On any normal weekday at this time, the streets and sidewalks are crowded with people making their way home or to bars and cafes and restaurants to relax after work. But aside from street cleaners cleaning an already clean Bourke St and a handful of commuters making their way to the two tram stops along the mall, there is little movement and an eerie sense of void. The shops are either closed or empty of people.
Tram 86, headed for the northern suburb of Bundoora, arrives with two passengers aboard. Normally, there would be well over 100 with capacity on the Bombardier E-class being 210. Tram 96, headed for East Brunswick, follows. Same story.
We spot two people who are homeless and who have adopted the usual crouched position; faces down, handwritten messages and a makeshift bowl for donations in front of them. But there are no passers-by and their futile presence completes a scene that borders on dystopian.
We drive away from Bourke St in silence, both of us contemplating if it is possible for life after COVID-19 to change. Can the overarching stay-at-home action of this crisis result in people rethinking and reorganising how we live? Will we streamline work and life practices, and focus much more on the flourishing of humanity?
Will societal structures be flattened enough and self-indulgence be discarded enough and egos be humbled enough for us to possess the personal and collective will to stop homelessness once and for all and end poverty like we’ve been saying we will? Will we solve domestic violence and restore our fractured relationships and heal the experience of depression that seems to have spread like a disease of the soul among us?
Will we stop environmental decline before we arrive at the world’s end? Will we confront the demons of greed and anger and pride that have made us ‘victims of our own device’, and put them in their place for good?
A brighter future?
On Maundy Thursday, our church reflected on the night before Jesus’ death by crucifixion and what it might say to us amid crisis – what we might gain from Jesus’ example. Despite the onset of overwhelming grief as he contemplated the next day, and with the plight of humanity upper mind, Jesus knelt in Jerusalem’s Garden of Gethsemane and confronted the very human temptation to divest oneself of responsibility: “Not my will,” he cried out to God, “but yours be done” (Luke 22:42).

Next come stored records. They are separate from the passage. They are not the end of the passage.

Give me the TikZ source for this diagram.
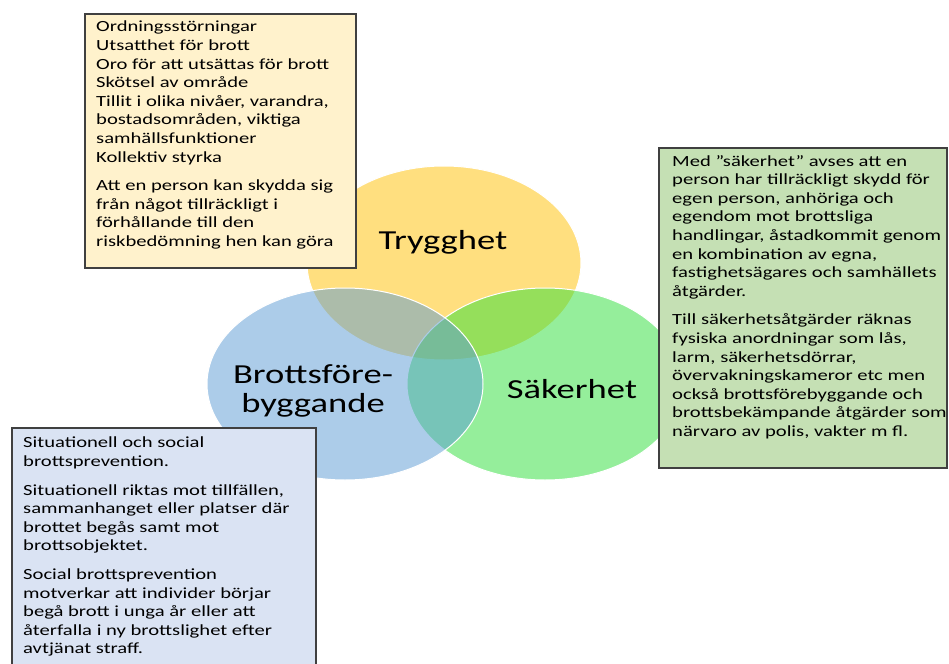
\documentclass[tikz,border=0pt]{standalone}
\usepackage{fontspec}
\setmainfont{Carlito}[FakeStretch=1.33]

\definecolor{vennYellow}{HTML}{FFC000}
\definecolor{vennGreen}{HTML}{2DDF39}
\definecolor{vennBlue}{HTML}{5B9BD5}
\definecolor{noteYellow}{HTML}{FFF2CC}
\definecolor{noteGreen}{HTML}{C5E0B4}
\definecolor{noteBlue}{HTML}{DAE3F3}
\definecolor{noteLine}{HTML}{404040}

\tikzset{
    venn/.style={fill opacity=0.5, draw=white, line width=1bp},
    notebox/.style={draw=noteLine, line width=1.3bp},
    notetext/.style={anchor=north west, inner sep=0pt, align=left,
        font=\fontsize{15.5bp}{18.6bp}\selectfont},
    vennlabel/.style={align=center, inner sep=0pt,
        font=\fontsize{27.5bp}{29bp}\selectfont}
}

\begin{document}
\begin{tikzpicture}[x=1bp, y=-1bp]
        \clip (0,0) rectangle (949,664);
        \fill[white] (0,0) rectangle (949,664);

        \draw[venn, fill=vennYellow] (444,263) ellipse [x radius=137, y radius=97];
        \draw[venn, fill=vennGreen] (545,384) ellipse [x radius=138, y radius=96];
        \draw[venn, fill=vennBlue] (345,384) ellipse [x radius=138, y radius=96];

        \draw[notebox, fill=noteYellow] (85,14) rectangle (356,268);
        \draw[notebox, fill=noteGreen] (659,148) rectangle (947,468);
        \draw[notebox, fill=noteBlue] (12,428) rectangle (316,680);

        \node[notetext] (trygg) at (96,21) {Ordningsstörningar\\
            Utsatthet för brott\\
            Oro för att utsättas för brott\\
            Skötsel av område\\
            Tillit i olika nivåer, varandra,\\
            bostadsområden, viktiga\\
            samhällsfunktioner\\
            Kollektiv styrka\\[10bp]
            Att en person kan skydda sig\\
            från något tillräckligt i\\
            förhållande till den\\
            riskbedömning hen kan göra};

        \node[notetext] (saker) at (672,155) {Med ”säkerhet” avses att en\\
            person har tillräckligt skydd för\\
            egen person, anhöriga och\\
            egendom mot brottsliga\\
            handlingar, åstadkommit genom\\
            en kombination av egna,\\
            fastighetsägares och samhällets\\
            åtgärder.\\[10bp]
            Till säkerhetsåtgärder räknas\\
            fysiska anordningar som lås,\\
            larm, säkerhetsdörrar,\\
            övervakningskameror etc men\\
            också brottsförebyggande och\\
            brottsbekämpande åtgärder som\\
            närvaro av polis, vakter m fl.};

        \node[notetext] (brott) at (23,437) {Situationell och social\\
            brottsprevention.\\[10bp]
            Situationell riktas mot tillfällen,\\
            sammanhanget eller platser där\\
            brottet begås samt mot\\
            brottsobjektet.\\[10bp]
            Social brottsprevention\\
            motverkar att individer börjar\\
            begå brott i unga år eller att\\
            återfalla i ny brottslighet efter\\
            avtjänat straff.};

        \node[vennlabel] (T) at (443,242) {Trygghet};
        \node[vennlabel] (S) at (572,389) {Säkerhet};
        \node[vennlabel] (B) at (313,391) {Brottsföre-\\byggande};
\end{tikzpicture}
\end{document}
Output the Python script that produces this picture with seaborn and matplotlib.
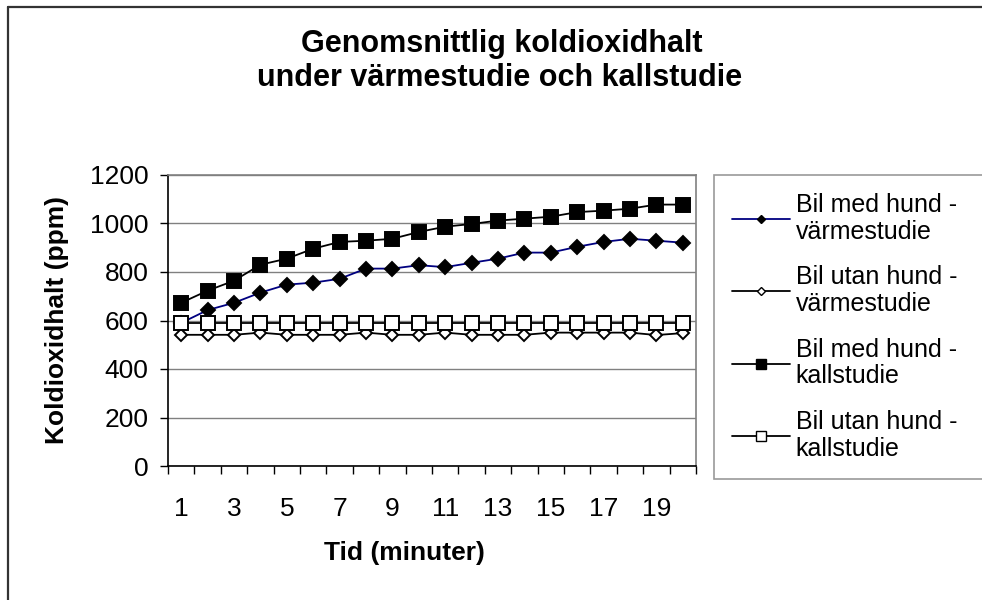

May the sun shine brightly on our post-COVID-19 world and may the sum of our lives rise to the highest possible good for the foreseeable and unforeseeable future of humanity. May it be accomplished in the greatest possible partnership with each other and with the most profound help from above. Jesus’ last words to us, according to the Gospel of Matthew, were: “I am with you always, even until the end of the age” (Matthew 28:20). Let’s take courage.